Saturday, March 14, 2009

Remix/Mashup at Ohio State panel 2

Panel 2: Filmmakers on The Creative Process
Speakers: Ben Relles (Obama girl), Gordon Quinn, and Mindy Faber

Mindy Faber showed a great video and discussed a student who made a video sampling sexist songs and images of young girls being sexualized, and afterwards said that she couldn’t look at TV the same way ever again, once having been in the position of analyst/creator. This is a key point because schools, in the position of institutions trying to manage risk, are scared by copyright and extremely deterred by the DMCA from allowing media learning.

Gordon Quinn spoke of the right to participate and the right to materially benefit from creations, and thus his desire to balance robust fair use with compensation. He showed a clip from one of his films—a use of “Puff the Magic Dragon” from Refrigerator Mothers, about the mothers of autistic children—one man wanted his mother to listen to the show, which are about “a boy in whose head was locked an untold secret.” The boy in the cartoon wouldn’t speak or communicate, and the man shared this cartoon with his mother. Restated the themes of the movie.

The author had a policy of not licensing, because everyone said the song was about smoking pot. Eventually, Quinn used a personal connection to get him to watch the film, at which point he granted a license. Stories like this explain why 10-second rules don’t work; every situation is different, and we need to work it out in collaboration.

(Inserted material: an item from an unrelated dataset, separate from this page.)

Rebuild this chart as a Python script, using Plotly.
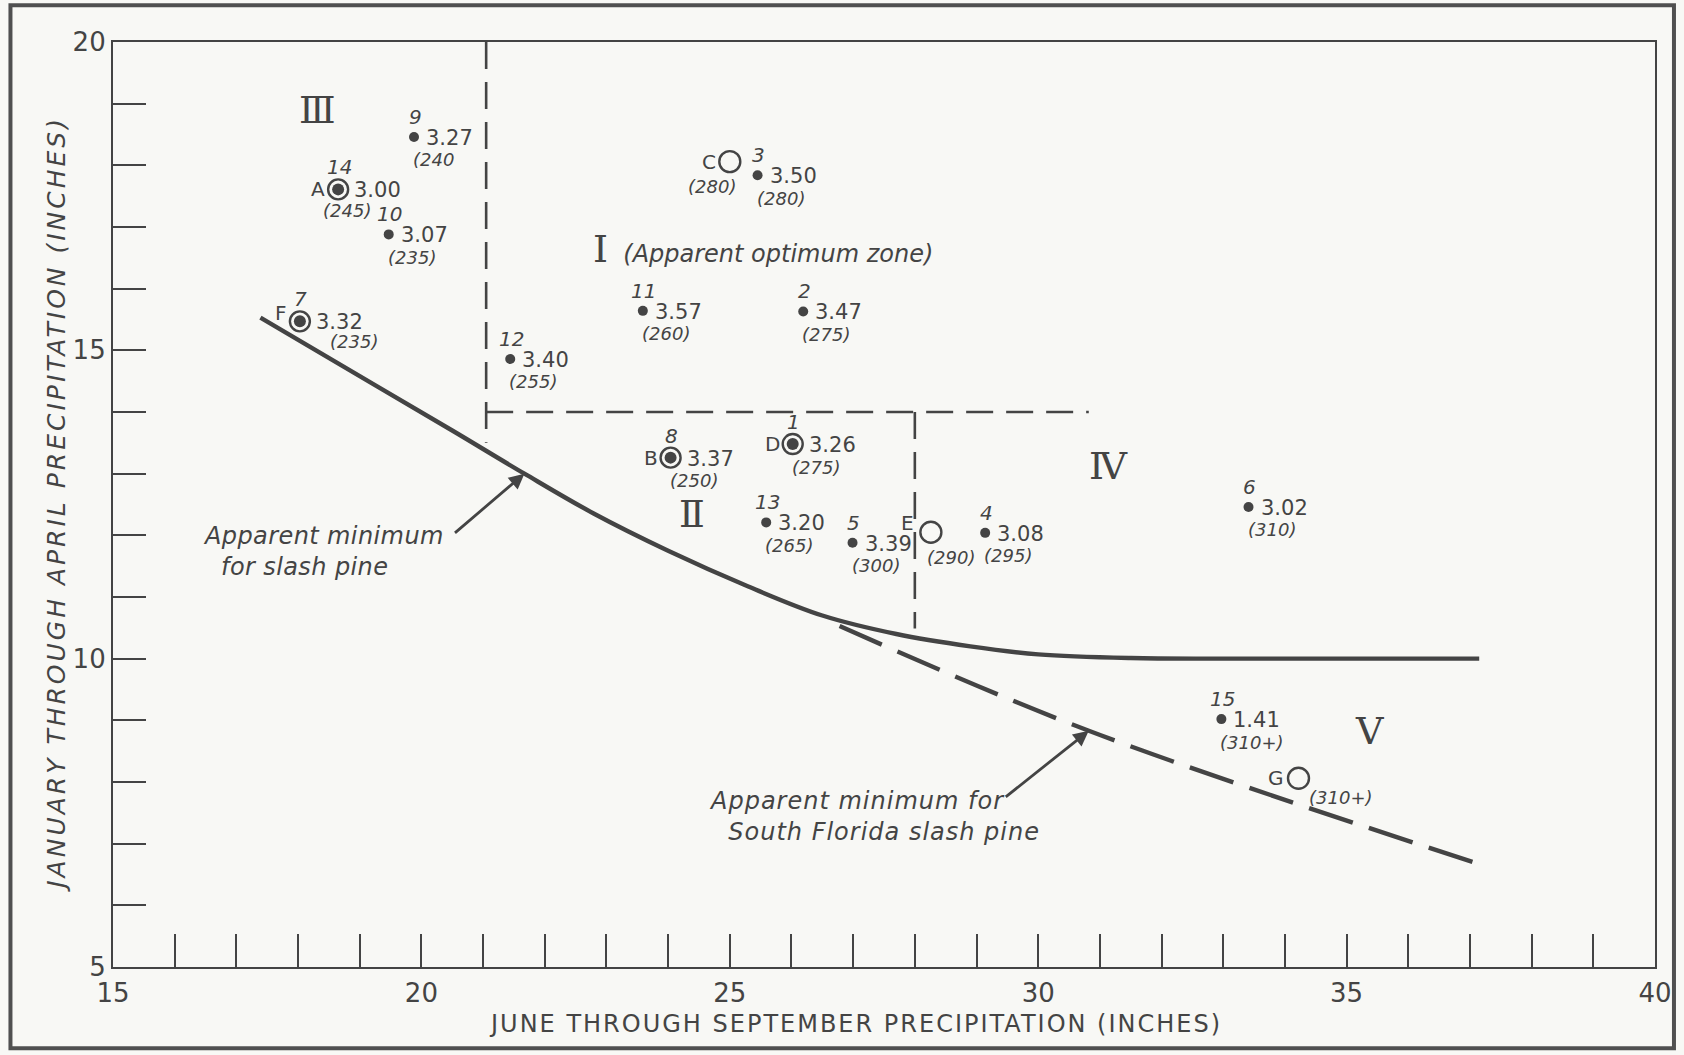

Ben Relles: In total, his YT videos have been seen 6 million times, about the same as Obama’s YouTube channel. He relies on news clips, and when his clips are embedded elsewhere they aren’t always marked as humor; he seems quite sanguine about that. Coming up on 2 years of Obama Girl videos; fortunately for him, people want political humor even beyond the election cycle.

Faber and Quinn discussed moral issues: privacy, intimate stories are put on screen. Appropriating images of someone’s mother may be unethical regardless of fair use. Quinn discussed a movie he advised about underground abortions—very sensitive.
Relles: think about footage of Jeremiah Wright, or McCain supporters at rallies—people need to know what they can do to participate in the process. (I think this interacts with the previous discussion of morality: what does it take to become implicated in a public issue? Do we need to be fair to Jeremiah Wright, or individual McCain supporters?)

Q: Given how quickly Relles turns things around, how do you do clearance?

A: Once he was acquired by a big company, had access to lawyers to ask for ideas. Has definitely killed videos for lack of clearance, including one of Obama and Clinton making out at a Jessica Simpson concert, which he considered a real shame.

Q: How do you move this into schools?

Faber: Difficult in many ways: knowledge, resources, infrastructure. Teachers don’t know whether it’s okay for students to edit together material from YouTube, or for them to show clips of Hitchcock to teach about montage. School becomes increasingly irrelevant to kids because they are using a different system for learning. Faber supports the DMCA exemptions proposed by Renee Hobbs, which would allow both teachers and students to make clips for educational uses. Notes that you don’t need to be a success on YouTube; what you often want is to make change in the community, and showing your video to 200 of the right people may be success.